OBJECTIVE:
Images are not part of the copy; write out the rest of the data exactly as given.

DATASET EXCERPT:
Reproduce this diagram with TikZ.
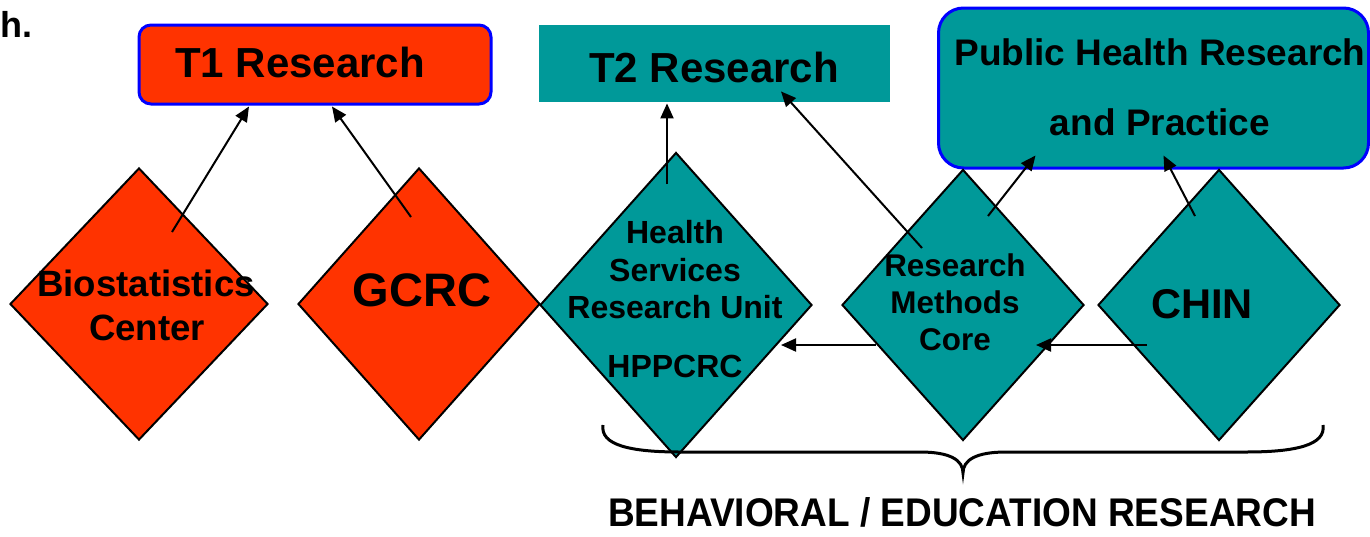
\documentclass[tikz,border=0pt]{standalone}
\usepackage{fontspec}
\setmainfont{Liberation Sans}
\usetikzlibrary{shapes.geometric,arrows.meta,calc}
\definecolor{tred}{HTML}{FF3300}
\definecolor{tteal}{HTML}{009999}
\definecolor{tblue}{HTML}{0000FF}
\newcommand{\fsz}[1]{\fontsize{#1}{#1}\selectfont\bfseries}
\begin{document}
\begin{tikzpicture}[x=0.5pt,y=-0.5pt,
  dia/.style={diamond,draw=black,line width=1pt,inner sep=0pt},
  rbox/.style={rectangle,inner sep=0pt},
  lbl/.style={anchor=base,inner sep=0pt,text=black},
  conn/.style={line width=1pt,-{Triangle[length=7.5pt,width=6.5pt]}}
]
\useasboundingbox (0,0) rectangle (1370,536);
% boxes
\node[rbox,fill=tred,draw=tblue,line width=1.5pt,rounded corners=6pt,minimum width=176pt,minimum height=39.5pt] (t1) at (315,64.5) {};
\node[rbox,fill=tteal,minimum width=175.5pt,minimum height=38.5pt] (t2) at (714.5,63.5) {};
\node[rbox,fill=tteal,draw=tblue,line width=1.5pt,rounded corners=12.5pt,minimum width=215pt,minimum height=80pt] (ph) at (1153.5,88) {};
\node[lbl] (t1l) at (300,77) {\fsz{21pt}T1 Research};
\node[lbl] (t2l) at (714,82) {\fsz{21pt}T2 Research};
\node[lbl] (phl1) at (1160,65) {\fsz{18.5pt}Public Health Research};
\node[lbl] (phl2) at (1160,135) {\fsz{18.5pt}and Practice};
% diamonds
\node[dia,fill=tred,minimum width=129pt,minimum height=136pt] (bio) at (139,304) {};
\node[dia,fill=tred,minimum width=121pt,minimum height=136pt] (gcrc) at (419,304) {};
\node[dia,fill=tteal,minimum width=136pt,minimum height=152.5pt] (hsru) at (676,305) {};
\node[dia,fill=tteal,minimum width=121pt,minimum height=135.5pt] (rmc) at (963,305) {};
\node[dia,fill=tteal,minimum width=121pt,minimum height=135.5pt] (chin) at (1219,305) {};
% diamond labels
\node[lbl] (biol1) at (146,296) {\fsz{18.3pt}Biostatistics};
\node[lbl] (biol2) at (147,340) {\fsz{18.3pt}Center};
\node[lbl] (gcrcl) at (422,306) {\fsz{23.5pt}GCRC};
\node[lbl] (hsl1) at (675,243) {\fsz{16pt}Health};
\node[lbl] (hsl2) at (675,281) {\fsz{16pt}Services};
\node[lbl] (hsl3) at (675,318) {\fsz{16pt}Research Unit};
\node[lbl] (hsl4) at (675,377) {\fsz{16pt}HPPCRC};
\node[lbl] (rml1) at (955,276) {\fsz{15.7pt}Research};
\node[lbl] (rml2) at (955,313) {\fsz{15.7pt}Methods};
\node[lbl] (rml3) at (955,350) {\fsz{15.7pt}Core};
\node[lbl] (chinl) at (1202,318) {\fsz{20.8pt}CHIN};
% connectors
\draw[conn] ($(bio.center)+(33,-72)$) -- ($(t1.south)+(-66,1)$);
\draw[conn] ($(gcrc.center)+(-8,-87)$) -- ($(t1.south)+(17,1)$);
\draw[conn] ($(hsru.center)+(-9,-121)$) -- ($(t2.south)+(-47.5,1)$);
\draw[conn] ($(rmc.center)+(-41,-57)$) -- ($(t2.south)+(66.5,-11)$);
\draw[conn] ($(rmc.center)+(25,-89)$) -- ($(ph.south)+(-118,-14)$);
\draw[conn] ($(chin.center)+(-24,-89)$) -- ($(ph.south)+(10,-14)$);
\draw[conn] ($(rmc.center)+(-87,40)$) -- ($(hsru.center)+(105,40)$);
\draw[conn] ($(chin.center)+(-72,40)$) -- ($(rmc.center)+(73,40)$);
% brace
\draw[line width=1.5pt] (603,425) .. controls (600,445) and (630,452) .. (680,452) -- (920,452)
  .. controls (950,452) and (963,460) .. (963,473)
  .. controls (963,460) and (976,452) .. (1006,452) -- (1246,452)
  .. controls (1296,452) and (1326,445) .. (1323,425);
\node[lbl] (beh) at (962,526) {\scalebox{0.925}[1]{\fsz{20pt}BEHAVIORAL / EDUCATION RESEARCH}};
\node[anchor=base west,inner sep=0pt] (hdot) at (0,37) {\fsz{18pt}h.};
\end{tikzpicture}
\end{document}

WRITTEN SOLUTION:
Reproduce this diagram with TikZ.
\documentclass[tikz,border=0pt]{standalone}
\usepackage{fontspec}
\setmainfont{Liberation Sans}
\usetikzlibrary{shapes.geometric,arrows.meta,calc}
\definecolor{tred}{HTML}{FF3300}
\definecolor{tteal}{HTML}{009999}
\definecolor{tblue}{HTML}{0000FF}
\newcommand{\fsz}[1]{\fontsize{#1}{#1}\selectfont\bfseries}
\begin{document}
\begin{tikzpicture}[x=0.5pt,y=-0.5pt,
  dia/.style={diamond,draw=black,line width=1pt,inner sep=0pt},
  rbox/.style={rectangle,inner sep=0pt},
  lbl/.style={anchor=base,inner sep=0pt,text=black},
  conn/.style={line width=1pt,-{Triangle[length=7.5pt,width=6.5pt]}}
]
\useasboundingbox (0,0) rectangle (1370,536);
% boxes
\node[rbox,fill=tred,draw=tblue,line width=1.5pt,rounded corners=6pt,minimum width=176pt,minimum height=39.5pt] (t1) at (315,64.5) {};
\node[rbox,fill=tteal,minimum width=175.5pt,minimum height=38.5pt] (t2) at (714.5,63.5) {};
\node[rbox,fill=tteal,draw=tblue,line width=1.5pt,rounded corners=12.5pt,minimum width=215pt,minimum height=80pt] (ph) at (1153.5,88) {};
\node[lbl] (t1l) at (300,77) {\fsz{21pt}T1 Research};
\node[lbl] (t2l) at (714,82) {\fsz{21pt}T2 Research};
\node[lbl] (phl1) at (1160,65) {\fsz{18.5pt}Public Health Research};
\node[lbl] (phl2) at (1160,135) {\fsz{18.5pt}and Practice};
% diamonds
\node[dia,fill=tred,minimum width=129pt,minimum height=136pt] (bio) at (139,304) {};
\node[dia,fill=tred,minimum width=121pt,minimum height=136pt] (gcrc) at (419,304) {};
\node[dia,fill=tteal,minimum width=136pt,minimum height=152.5pt] (hsru) at (676,305) {};
\node[dia,fill=tteal,minimum width=121pt,minimum height=135.5pt] (rmc) at (963,305) {};
\node[dia,fill=tteal,minimum width=121pt,minimum height=135.5pt] (chin) at (1219,305) {};
% diamond labels
\node[lbl] (biol1) at (146,296) {\fsz{18.3pt}Biostatistics};
\node[lbl] (biol2) at (147,340) {\fsz{18.3pt}Center};
\node[lbl] (gcrcl) at (422,306) {\fsz{23.5pt}GCRC};
\node[lbl] (hsl1) at (675,243) {\fsz{16pt}Health};
\node[lbl] (hsl2) at (675,281) {\fsz{16pt}Services};
\node[lbl] (hsl3) at (675,318) {\fsz{16pt}Research Unit};
\node[lbl] (hsl4) at (675,377) {\fsz{16pt}HPPCRC};
\node[lbl] (rml1) at (955,276) {\fsz{15.7pt}Research};
\node[lbl] (rml2) at (955,313) {\fsz{15.7pt}Methods};
\node[lbl] (rml3) at (955,350) {\fsz{15.7pt}Core};
\node[lbl] (chinl) at (1202,318) {\fsz{20.8pt}CHIN};
% connectors
\draw[conn] ($(bio.center)+(33,-72)$) -- ($(t1.south)+(-66,1)$);
\draw[conn] ($(gcrc.center)+(-8,-87)$) -- ($(t1.south)+(17,1)$);
\draw[conn] ($(hsru.center)+(-9,-121)$) -- ($(t2.south)+(-47.5,1)$);
\draw[conn] ($(rmc.center)+(-41,-57)$) -- ($(t2.south)+(66.5,-11)$);
\draw[conn] ($(rmc.center)+(25,-89)$) -- ($(ph.south)+(-118,-14)$);
\draw[conn] ($(chin.center)+(-24,-89)$) -- ($(ph.south)+(10,-14)$);
\draw[conn] ($(rmc.center)+(-87,40)$) -- ($(hsru.center)+(105,40)$);
\draw[conn] ($(chin.center)+(-72,40)$) -- ($(rmc.center)+(73,40)$);
% brace
\draw[line width=1.5pt] (603,425) .. controls (600,445) and (630,452) .. (680,452) -- (920,452)
  .. controls (950,452) and (963,460) .. (963,473)
  .. controls (963,460) and (976,452) .. (1006,452) -- (1246,452)
  .. controls (1296,452) and (1326,445) .. (1323,425);
\node[lbl] (beh) at (962,526) {\scalebox{0.925}[1]{\fsz{20pt}BEHAVIORAL / EDUCATION RESEARCH}};
\node[anchor=base west,inner sep=0pt] (hdot) at (0,37) {\fsz{18pt}h.};
\end{tikzpicture}
\end{document}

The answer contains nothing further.